Ma la malattia si manifesta anche con altri sintomi, talvolta meno evidenti e non per questo meno pericolosi, proprio perché subdoli, poco appariscenti, e spesso ignorati. Quanti, dunque, reagirebbero con una smorfia ascoltando una frase come “siamo tutti illegali”? Perché in sostanza è un male che affligge un po’ tutti, in misure e con modalità differenti; ma, come una malattia rimane sconosciuta fino alla visita di un medico, così questo rimane sconosciuto alla coscienza fino ad una riflessione approfondita e soprattutto obiettiva.

Non si tratta semplicemente di vivere nel rispetto delle leggi, o in completo spregio di esse. La storia c’insegna come possano esistere anche leggi sbagliate – basti pensare alle leggi razziali promulgate in Italia dal regime fascista nel 1938, o all’apartheid sudafricano rimasto in vigore fino al 1990 – e che dunque altri valori come il buonsenso, il rispetto del prossimo, l’equità sociale e la giustizia debbano guidare il nostro comportamento.

Legittimo chiedersi: è davvero così? A giudicare dai fatti, parrebbe di no. Vi è infatti una miriade di comportamenti, nella nostra vita quotidiana, che fanno ormai quasi parte dell’istinto, per cui vengono ripetuti meccanicamente senza che neppure ce ne accorgiamo. Gesti piccoli, quasi insignificanti agli occhi del singolo: dal parcheggio in doppia fila al mozzicone gettato in terra, dallo scontrino non emesso al biglietto non obliterato… Insomma, per dirla con una battuta, nessuno di noi cammina “con l’aureola in testa”.

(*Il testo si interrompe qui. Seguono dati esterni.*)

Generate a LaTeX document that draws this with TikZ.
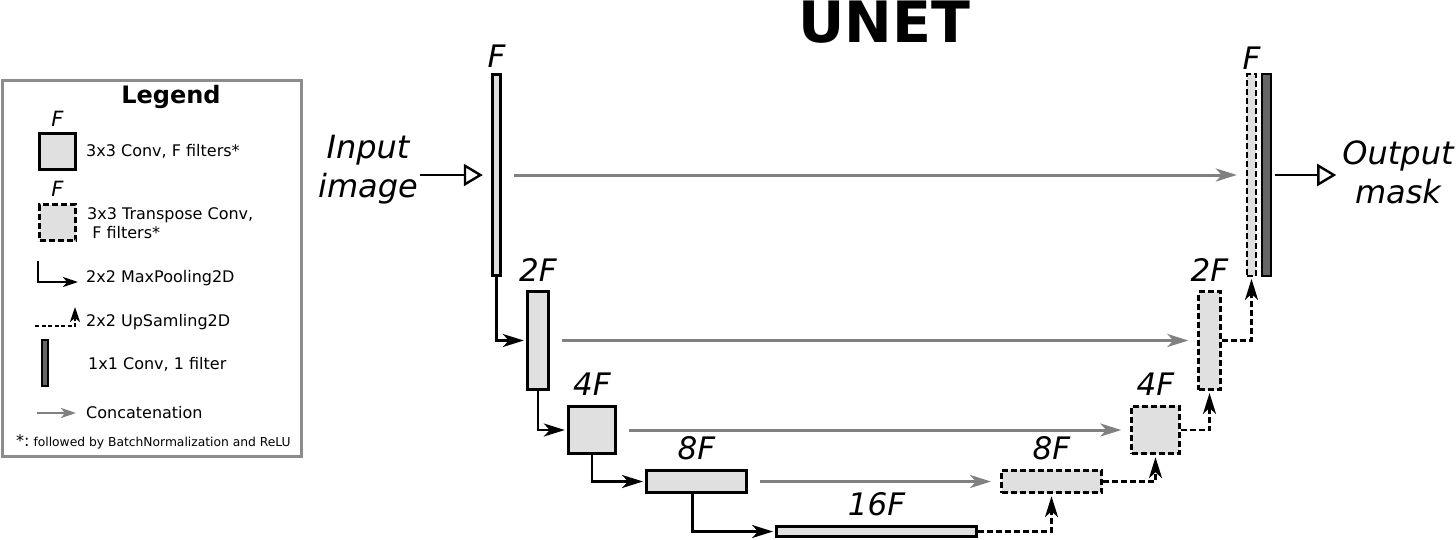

Ma anche queste piccolezze meritano un approfondimento: ciò che è più evidente e lampante è che quel che appare un’inezia, se paragonato ad una sola persona, diventa invece un gigantesco problema, se rapportato alla collettività intera. Come ogni oceano è fatto di gocce, purtroppo anche l’illegalità si nutre di piccole azioni che, nel loro complesso, diventano criticità sul territorio; immaginate se tutte le persone del mondo si radunassero in un solo luogo, e ognuna di loro gettasse in terra una cartaccia: saremmo sommersi dalla sporcizia fino a non respirare più.

Si tratta di problemi che non emergono, proprio perché invisibili, almeno fino a quando non si raggiungono situazioni-limite, e questo ne rappresenta la loro pericolosità più esplosiva: l’indifferenza. Purtroppo, viviamo nell’epoca dell’indifferenza e dell’egoismo, e ciò che non fa scalpore non riceve più che pochi secondi di attenzione al massimo. Nel darvi appuntamento alla prossima settimana, per un ulteriore considerazione sull’argomento, vi lascio con questa celebre provocazione di Antonio Gramsci del 1917:

“Odio gli indifferenti. Credo che vivere voglia dire essere partigiani. Chi vive veramente non può non essere cittadino e partigiano. L’indifferenza è abulia, è parassitismo, è vigliaccheria, non è vita. Perciò odio gli indifferenti. Alcuni piagnucolano pietosamente, altri bestemmiano oscenamente, ma nessuno o pochi si domandano: se avessi fatto anch’io il mio dovere, se avessi cercato di far valere la mia volontà, sarebbe successo ciò che è successo? Odio gli indifferenti anche per questo: perché mi dà fastidio il loro piagnisteo da eterni innocenti. Chiedo conto a ognuno di loro del come ha svolto il compito che la vita gli ha posto e gli pone quotidianamente, di ciò che ha fatto e specialmente di ciò che non ha fatto. E sento di poter essere inesorabile, di non dover sprecare la mia pietà, di non dover spartire con loro le mie lacrime.”

Naturalmente noi non condividiamo il sentimento di odio nei confronti di nessuna categoria, ma ci impegneremo sempre affinché tutti insieme si possa migliorare.